** Start of Records for this task **

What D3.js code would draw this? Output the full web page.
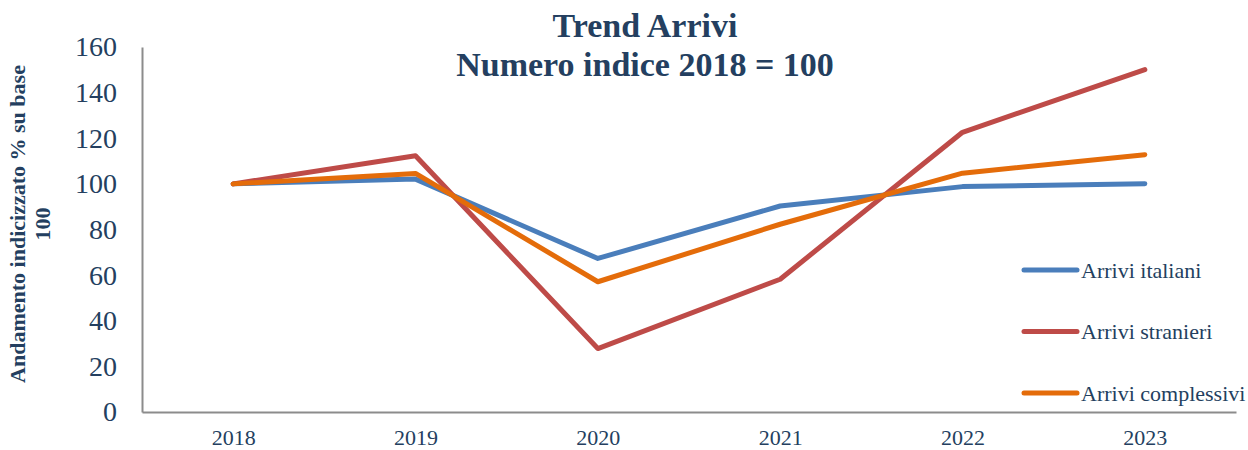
<!DOCTYPE html>
<html>
<head>
<meta charset="utf-8">
<script src="https://cdn.jsdelivr.net/npm/d3@7"></script>
<style>
  body { margin: 0; background: #fff; }
  text { font-family: "Liberation Serif", "DejaVu Serif", serif; fill: #243f60; }
</style>
</head>
<body>
<div id="chart"></div>
<script>
// Data
const years = ['2018', '2019', '2020', '2021', '2022', '2023']
const italiani = [100, 102.1, 67.3, 90.3, 98.8, 100.1]
const stranieri = [100, 112.3, 27.8, 58.2, 122.6, 150.1]
const complessivi = [100, 104.6, 57.1, 82.3, 104.7, 112.8]
const yTicks = [0, 20, 40, 60, 80, 100, 120, 140, 160]

const series = [
  { name: 'Arrivi italiani', values: italiani, color: '#4a7ebb' },
  { name: 'Arrivi stranieri', values: stranieri, color: '#be4b48' },
  { name: 'Arrivi complessivi', values: complessivi, color: '#e46c0a' },
]

// Dimensions
const dimensions = {
  width: 1248,
  height: 450,
  margin: { top: 47, right: 12, bottom: 38, left: 142 },
}
const innerW = dimensions.width - dimensions.margin.left - dimensions.margin.right
const innerH = dimensions.height - dimensions.margin.top - dimensions.margin.bottom

const svg = d3.select('#chart')
  .append('svg')
  .attr('width', dimensions.width)
  .attr('height', dimensions.height)

const g = svg.append('g')
  .attr('transform', `translate(${dimensions.margin.left}, ${dimensions.margin.top})`)

// Scales
const x = d3.scalePoint()
  .domain(years)
  .range([0, innerW])
  .padding(0.5)

const y = d3.scaleLinear()
  .domain([0, 160])
  .range([innerH, 0])

// Axes
const yAxis = g.append('g')
  .call(d3.axisLeft(y).tickValues(yTicks).tickSize(0).tickPadding(25))
yAxis.select('.domain').attr('stroke', '#8c8c8c').attr('stroke-width', 2)
yAxis.selectAll('text')
  .style('font-size', '28px')
  .attr('fill', '#243f60')

const xAxis = g.append('g')
  .attr('transform', `translate(0, ${innerH})`)
  .call(d3.axisBottom(x).tickSize(0).tickPadding(17))
xAxis.select('.domain').attr('stroke', '#8c8c8c').attr('stroke-width', 2)
xAxis.selectAll('text')
  .style('font-size', '22px')
  .attr('fill', '#243f60')

// Lines
const line = d3.line()
  .x((d, i) => x(years[i]))
  .y(d => y(d))

g.append('g')
  .selectAll('path')
  .data(series)
  .join('path')
  .attr('d', d => line(d.values))
  .attr('fill', 'none')
  .attr('stroke', d => d.color)
  .attr('stroke-width', 5)
  .attr('stroke-linecap', 'round')
  .attr('stroke-linejoin', 'round')

// Title
const title = svg.append('text')
  .attr('text-anchor', 'middle')
  .style('font-size', '34px')
  .style('font-weight', 'bold')
title.append('tspan').attr('x', 645).attr('y', 37).text('Trend Arrivi')
title.append('tspan').attr('x', 645).attr('y', 76).text('Numero indice 2018 = 100')

// Y axis title
const yTitle = svg.append('text')
  .attr('transform', 'translate(0, 224) rotate(-90)')
  .attr('text-anchor', 'middle')
  .style('font-size', '22px')
  .style('font-weight', 'bold')
yTitle.append('tspan').attr('x', 0).attr('y', 25).text('Andamento indicizzato % su base')
yTitle.append('tspan').attr('x', 0).attr('y', 50).text('100')

// Legend
const legend = svg.append('g')
  .selectAll('g')
  .data(series)
  .join('g')
  .attr('transform', (d, i) => `translate(1024, ${270 + i * 61.5})`)

legend.append('line')
  .attr('x1', 0)
  .attr('x2', 53)
  .attr('stroke', d => d.color)
  .attr('stroke-width', 5)
  .attr('stroke-linecap', 'round')

legend.append('text')
  .attr('x', 57)
  .attr('dy', '0.35em')
  .style('font-size', '22px')
  .text(d => d.name)
</script>
</body>
</html>
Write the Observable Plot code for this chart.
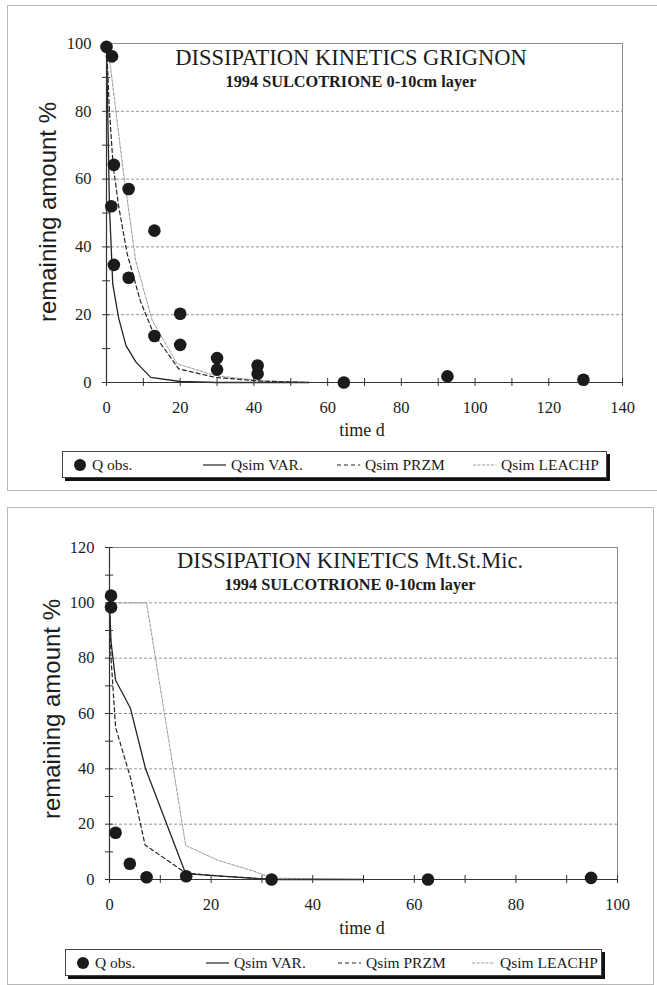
<!DOCTYPE html>
<html>
<head>
<meta charset="utf-8">
<script src="https://cdn.jsdelivr.net/npm/d3@7"></script>
<script src="https://cdn.jsdelivr.net/npm/@observablehq/plot@0.6"></script>
<style>
  html, body { margin: 0; padding: 0; background: #fff; }
  #page { position: relative; width: 657px; height: 985px; overflow: hidden; background: #fff; }
  .abs { position: absolute; white-space: nowrap; }
  .serif { font-family: "Liberation Serif", "DejaVu Serif", serif; color: #1c1c1c; }
  .sans { font-family: "Liberation Sans", Arial, sans-serif; color: #1c1c1c; }
  .panel { position: absolute; border: 1px solid #b8b8b8; }
  .legend { position: absolute; border: 1px solid #444; background: #fff; box-shadow: 3px 3px 0 #111; }
  .legend .item { position: absolute; top: 0; height: 100%; display: flex; align-items: center; white-space: nowrap; font-family: "Liberation Serif", serif; font-size: 15.5px; color: #1c1c1c; }
  svg.plotsvg { position: absolute; }
  svg.plotsvg text { font-family: "Liberation Serif", serif !important; font-size: 16.5px; fill: #1c1c1c; }
</style>
</head>
<body>
<div id="page"></div>
<script>
// ---------- DATA ----------
const seriesNames = ["Q obs.", "Qsim VAR.", "Qsim PRZM", "Qsim LEACHP"];

// Panel 1: Grignon
const grignonTitle = "DISSIPATION KINETICS GRIGNON";
const grignonSubtitle = "1994 SULCOTRIONE 0-10cm layer";
const grignonXTicks = [0, 20, 40, 60, 80, 100, 120, 140];
const grignonYTicks = [0, 20, 40, 60, 80, 100];
const grignonObsDay = [0, 1.5, 2, 1.3, 2, 6, 6, 13, 13, 20, 20, 30, 30, 41, 41, 64.4, 92.5, 129.4];
const grignonObsPct = [99, 96.2, 64.2, 52, 34.7, 57.1, 30.9, 44.8, 13.7, 20.3, 11.1, 7.2, 3.8, 5, 2.6, 0, 1.8, 0.8];
const grignonVarDay = [0, 0.8, 1.7, 3.3, 5.3, 8, 12, 20, 30, 55];
const grignonVarPct = [100, 52, 29, 19, 10.9, 6, 1.5, 0.3, 0, 0];
const grignonPrzmDay = [0, 0.8, 1.8, 3.3, 5.6, 9.2, 12.8, 19.6, 29.6, 42, 55];
const grignonPrzmPct = [100, 80, 64, 52, 38, 24, 14.4, 4, 1.5, 0.4, 0];
const grignonLeachpDay = [0, 1.1, 4.3, 7.9, 12.4, 19.2, 29.6, 42, 55];
const grignonLeachpPct = [100, 93, 64.5, 36, 18.3, 5.5, 2, 0.5, 0];

// Panel 2: Mt.St.Mic.
const micTitle = "DISSIPATION KINETICS Mt.St.Mic.";
const micSubtitle = "1994 SULCOTRIONE 0-10cm layer";
const micXTicks = [0, 20, 40, 60, 80, 100];
const micYTicks = [0, 20, 40, 60, 80, 100, 120];
const micObsDay = [0.3, 0.3, 1.2, 4, 7.3, 15.1, 31.9, 62.7, 94.8];
const micObsPct = [102.6, 98.4, 16.9, 5.7, 0.8, 1.2, 0, 0, 0.6];
const micVarDay = [0, 0.3, 1.2, 4.1, 7.1, 15, 22, 32, 50];
const micVarPct = [100, 86, 72, 62, 40, 2.1, 1.2, 0, 0];
const micPrzmDay = [0, 0.3, 1.2, 4.1, 7, 15, 22, 32, 50];
const micPrzmPct = [100, 80, 55, 37, 12.5, 2.3, 1.2, 0, 0];
const micLeachpDay = [0, 7.3, 15, 21.4, 28.4, 32, 50];
const micLeachpPct = [100, 100, 12.3, 6.9, 3, 0.5, 0];

const xLabel = "time d";
const yLabel = "remaining amount %";

// ---------- HELPERS ----------
const zip = (xs, ys) => xs.map((x, i) => ({day: x, pct: ys[i]}));
const page = document.getElementById("page");

function place(text, x, y, cls, css) {
  const d = document.createElement("div");
  d.className = "abs " + cls;
  d.textContent = text;
  d.style.left = x + "px";
  d.style.top = y + "px";
  d.style.transform = "translate(-50%, -50%)" + (css.rotate ? " rotate(-90deg)" : "");
  d.style.fontSize = css.size + "px";
  d.style.lineHeight = "1";
  if (css.weight) d.style.fontWeight = css.weight;
  page.appendChild(d);
}

const LINE_DARK = "#242424";
const LEACHP_COLOR = "#9a9a9a";
const SERIF = "Liberation Serif";

function chart(o) {
  const obs = zip(o.obsDay, o.obsPct);
  const v = zip(o.varDay, o.varPct);
  const p = zip(o.przmDay, o.przmPct);
  const l = zip(o.leachpDay, o.leachpPct);
  const yMax = d3.max(o.yTicks), xMax = d3.max(o.xTicks);
  const svg = Plot.plot({
    width: 657,
    height: o.height,
    marginLeft: o.ml, marginRight: o.mr, marginTop: o.mt, marginBottom: o.mb,
    style: {fontFamily: SERIF, fontSize: "16.5px", color: "#1c1c1c", background: "transparent", overflow: "visible"},
    x: {domain: [0, xMax]},
    y: {domain: [0, yMax]},
    marks: [
      Plot.gridY({ticks: o.yTicks.filter(t => t > 0 && t < yMax), stroke: "#8a8a8a", strokeOpacity: 0.9, strokeDasharray: "3,2"}),
      Plot.frame({stroke: "#8a8a8a", strokeWidth: 1}),
      Plot.line(l, {x: "day", y: "pct", stroke: LEACHP_COLOR, strokeWidth: 1, strokeDasharray: "3,1.5"}),
      Plot.line(p, {x: "day", y: "pct", stroke: LINE_DARK, strokeWidth: 1.2, strokeDasharray: "4,3"}),
      Plot.line(v, {x: "day", y: "pct", stroke: LINE_DARK, strokeWidth: 1.3}),
      Plot.ruleX([0], {stroke: "#333", strokeWidth: 1.2}),
      Plot.ruleY([0], {stroke: "#333", strokeWidth: 1.2}),
      // cross ticks (Excel-style)
      Plot.axisX({ticks: d3.range(0, xMax + 1, 10), tickSize: 8, dy: -4, tickFormat: () => "", label: null, stroke: "#333"}),
      Plot.axisY({ticks: d3.range(0, yMax + 1, 10), tickSize: 8, dx: 4, tickFormat: () => "", label: null, stroke: "#333"}),
      // labels
      Plot.axisX({ticks: o.xTicks, tickSize: 0, tickPadding: 19, label: null, tickFormat: d3.format("d"), fontFamily: SERIF, fontSize: 16.5}),
      Plot.axisY({ticks: o.yTicks, tickSize: 0, tickPadding: 15, label: null, tickFormat: d3.format("d"), fontFamily: SERIF, fontSize: 16.5}),
      Plot.dot(obs, {x: "day", y: "pct", r: 6.3, fill: "#1b1b1b", stroke: "none"})
    ]
  });
  svg.classList.add("plotsvg");
  svg.style.left = "0px";
  svg.style.top = o.top + "px";
  page.appendChild(svg);
}

function legend(o) {
  const box = document.createElement("div");
  box.className = "legend";
  box.style.left = o.left + "px";
  box.style.top = o.top + "px";
  box.style.width = o.width + "px";
  box.style.height = o.height + "px";
  const ns = "http://www.w3.org/2000/svg";
  const mk = (x, w, draw, text) => {
    const it = document.createElement("div");
    it.className = "item";
    it.style.left = x + "px";
    const s = document.createElementNS(ns, "svg");
    s.setAttribute("width", w); s.setAttribute("height", 14);
    s.style.marginRight = o.gap + "px";
    s.style.flex = "none";
    draw(s, ns, w);
    it.appendChild(s);
    const t = document.createElement("span");
    t.textContent = text;
    it.appendChild(t);
    box.appendChild(it);
  };
  const lineDraw = (stroke, dash, sw) => (s, ns, w) => {
    const ln = document.createElementNS(ns, "line");
    ln.setAttribute("x1", 0); ln.setAttribute("x2", w);
    ln.setAttribute("y1", 7); ln.setAttribute("y2", 7);
    ln.setAttribute("stroke", stroke); ln.setAttribute("stroke-width", sw);
    if (dash) ln.setAttribute("stroke-dasharray", dash);
    s.appendChild(ln);
  };
  mk(o.pos[0], 14, (s, ns) => {
    const c = document.createElementNS(ns, "circle");
    c.setAttribute("cx", 7); c.setAttribute("cy", 7); c.setAttribute("r", 6);
    c.setAttribute("fill", "#1b1b1b"); s.appendChild(c);
  }, seriesNames[0]);
  mk(o.pos[1], 23, lineDraw(LINE_DARK, null, 1.2), seriesNames[1]);
  mk(o.pos[2], 23, lineDraw(LINE_DARK, "4,3", 1.2), seriesNames[2]);
  mk(o.pos[3], 23, lineDraw(LEACHP_COLOR, "3,1.5", 1), seriesNames[3]);
  page.appendChild(box);
}

// ---------- PANEL FRAMES ----------
const f1 = document.createElement("div");
f1.className = "panel";
Object.assign(f1.style, {left: "7px", top: "5px", width: "700px", height: "484px"});
page.appendChild(f1);
const f2 = document.createElement("div");
f2.className = "panel";
Object.assign(f2.style, {left: "7px", top: "507px", width: "645px", height: "476px"});
page.appendChild(f2);

// ---------- PANEL 1 ----------
chart({
  top: 0, height: 440, ml: 106, mr: 35, mt: 43, mb: 58,
  xTicks: grignonXTicks, yTicks: grignonYTicks,
  obsDay: grignonObsDay, obsPct: grignonObsPct,
  varDay: grignonVarDay, varPct: grignonVarPct,
  przmDay: grignonPrzmDay, przmPct: grignonPrzmPct,
  leachpDay: grignonLeachpDay, leachpPct: grignonLeachpPct
});
place(grignonTitle, 351, 58, "serif", {size: 22.5});
place(grignonSubtitle, 351, 82, "serif", {size: 16.3, weight: "bold"});
place(yLabel, 48, 212, "sans", {size: 24, rotate: true});
place(xLabel, 362, 430, "serif", {size: 18});
legend({left: 62, top: 451, width: 543, height: 25, gap: 5, pos: [10, 140, 274, 410]});

// ---------- PANEL 2 ----------
chart({
  top: 500, height: 440, ml: 109, mr: 40, mt: 47, mb: 61,
  xTicks: micXTicks, yTicks: micYTicks,
  obsDay: micObsDay, obsPct: micObsPct,
  varDay: micVarDay, varPct: micVarPct,
  przmDay: micPrzmDay, przmPct: micPrzmPct,
  leachpDay: micLeachpDay, leachpPct: micLeachpPct
});
place(micTitle, 350, 561, "serif", {size: 22.5});
place(micSubtitle, 350, 585, "serif", {size: 16.3, weight: "bold"});
place(yLabel, 52, 709, "sans", {size: 24, rotate: true});
place(xLabel, 362, 928, "serif", {size: 18});
legend({left: 65, top: 949, width: 535, height: 25, gap: 5, pos: [10, 140, 272, 406]});
</script>
</body>
</html>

** End of Records for this task **

• **Aim of the task**
Work out how many lines in the entries hold the string "code". Your answer should consist solely of that number.

• **Response**
2